Ideally, from Segway's point of view, cities would be reconceived to suit the new technology, as cities were remapped to make way for freeways and underground parking garages. Sylvain Pernin, the gallant, optimistic Segway Project director at the Keolis Group, a transportation company that is going to rent out Segways here in the coming months, acknowledges that there are difficulties at the moment. "But when we have 10,000 Segways here, it may be different," Pernin says, hopefully. "This machine is so beautiful, I think that the government will have to widen the sidewalks."
In the city's Marais or Latin Quarter, there is no room to widen the sidewalks without paving over the roads. Segways may be better suited to Paris or London than to, say, Los Angeles, but even Paris is currently configured—often badly—for cars. Which gives me an idea. What about building a Segway car, one that would run on batteries and accelerate as you leaned forward in the driver's seat? I have a feeling the Segway car would be anathema to Dean Kamen, the Segway's inventor—gravel-voiced, brilliant, with an eraser nub of black hair, in interviews he often seems dismayed by the world as it is—but, you know, Dean, the thing about roads is we already have them.
The other big thing a Segway car could do is protect its driver from the elements. The current Segway is no fun when it rains. So, this morning, when we finally stirred ourselves and went to the Pompidou Center to see some modern art—which mixes so beautifully with hangovers—we took a taxi.
The Pompidou turned out to be closed because of the ongoing general strike. We walked, in the drizzle, to the Musée Picasso. It, too, was closed. We angled sleepily down rue Vieille-du-Temple to the Seine, looking in at the shops, most of which were also closed. We walked across a bridge to the Ile St. Louis and then to the Ile de La Cité, and came upon the rear of Notre-Dame. Every tourist in Paris, driven by the twin horsemen of storm and strike, had gathered beneath its dirty gray buttresses hoping to get in.
We turned away and sought a taxi.
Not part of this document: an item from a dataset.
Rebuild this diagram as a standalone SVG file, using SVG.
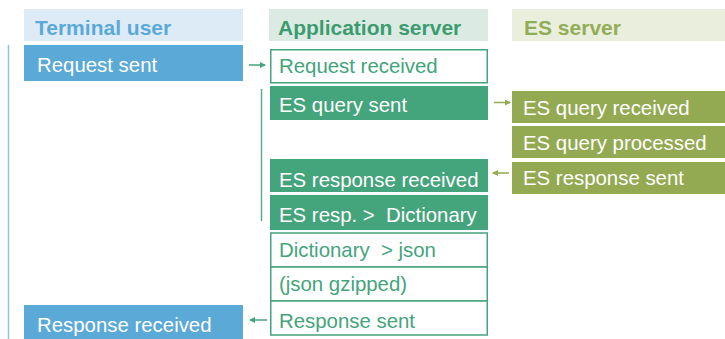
<svg xmlns="http://www.w3.org/2000/svg" width="725" height="339" viewBox="0 0 725 339">
<style>
text{font-family:"Liberation Sans",Arial,sans-serif;font-size:20.4px;white-space:pre}
.h{font-weight:bold;font-size:21px}
.w{fill:#fff}
.g{fill:#44a47b}
.tu{fill:#5aa9d6}
.app{fill:#44a47b}
.es{fill:#93aa52}
.box{fill:#fff;stroke:#44a47b;stroke-width:1.5}
.ag{stroke:#44a47b;stroke-width:1.5;fill:none}
.ao{stroke:#93aa52;stroke-width:1.5;fill:none}
</style>
<defs>
<marker id="mg" markerWidth="6" markerHeight="6" refX="5" refY="3" orient="auto" markerUnits="userSpaceOnUse"><path d="M0,0 L6,3 L0,6 Z" fill="#44a47b"/></marker>
<marker id="mo" markerWidth="6" markerHeight="6" refX="5" refY="3" orient="auto" markerUnits="userSpaceOnUse"><path d="M0,0 L6,3 L0,6 Z" fill="#93aa52"/></marker>
</defs>
<rect width="725" height="339" fill="#fff"/>
<g id="lanes">
<rect x="24" y="9" width="219" height="32" fill="#ddebf6"/>
<text class="h" x="35" y="35" fill="#5aa9d6">Terminal user</text>
<rect x="269" y="9" width="219" height="32" fill="#dbebe4"/>
<text class="h" x="278" y="35" fill="#3d9b70">Application server</text>
<rect x="512" y="9" width="213" height="32" fill="#e9eedd"/>
<text class="h" x="524" y="35" fill="#93ad56">ES server</text>
<line x1="8.5" y1="45" x2="8.5" y2="339" stroke="#8cc4e6" stroke-width="1.5"/>
<line x1="261.5" y1="89" x2="261.5" y2="221" stroke="#5aaf88" stroke-width="1.5"/>
</g>
<g id="request-sent"><rect class="tu" x="24" y="45" width="219" height="36"/><text class="w" x="37" y="72">Request sent</text></g>
<g id="request-received"><rect class="box" x="270.75" y="49.75" width="216.5" height="33"/><text class="g" x="279" y="73">Request received</text></g>
<g id="es-query-sent"><rect class="app" x="270" y="86" width="218" height="34"/><text class="w" x="279" y="111.5">ES query sent</text></g>
<g id="es-query-received"><rect class="es" x="512" y="91" width="213" height="32"/><text class="w" x="523" y="115">ES query received</text></g>
<g id="es-query-processed"><rect class="es" x="512" y="126" width="213" height="32"/><text class="w" x="523" y="150">ES query processed</text></g>
<g id="es-response-sent"><rect class="es" x="512" y="162" width="213" height="32"/><text class="w" x="523" y="185">ES response sent</text></g>
<g id="es-response-received"><rect class="app" x="270" y="159" width="218" height="33"/><text class="w" x="279" y="186.5">ES response received</text></g>
<g id="es-resp-dictionary"><rect class="app" x="270" y="195" width="218" height="35"/><text class="w" x="279" y="221.5">ES resp. &gt;  Dictionary</text></g>
<g id="dictionary-json"><rect class="box" x="270.75" y="233" width="216.5" height="34"/><text class="g" x="279" y="257">Dictionary  &gt; json</text></g>
<g id="json-gzipped"><rect class="box" x="270.75" y="267" width="216.5" height="34"/><text class="g" x="279" y="291">(json gzipped)</text></g>
<g id="response-sent"><rect class="box" x="270.75" y="301" width="216.5" height="34"/><text class="g" x="279" y="328">Response sent</text></g>
<g id="response-received"><rect class="tu" x="24" y="305" width="219" height="34"/><text class="w" x="37" y="331.5">Response received</text></g>
<g id="connectors">
<line class="ag" x1="249" y1="65" x2="265" y2="65" marker-end="url(#mg)"/>
<line class="ao" x1="494" y1="102.5" x2="510" y2="102.5" marker-end="url(#mo)"/>
<line class="ao" x1="509" y1="173" x2="493" y2="173" marker-end="url(#mo)"/>
<line class="ag" x1="267" y1="320" x2="250" y2="320" marker-end="url(#mg)"/>
</g>
</svg>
On a corner a few blocks up, we found three cab drivers, all wearing black sweaters and smoking. Two were in side-by-side white Renaults, and the third had his foot up on the first car's bumper. The driver of the car in the middle of the road reluctantly agreed to take the fare. He had been lying fully reclined in the driver's seat, and when he raised himself, he had bushy gray hair and circumflex eyebrows and the toothy grin of a mad professor. He would be the ideal driver of my Segway car, I was thinking as he eased in the clutch, still talking to the others through the open passenger-side window. "Oui, oui!" he said, laughing, "Absolument oui!" Picking up speed, he shot them a kiss.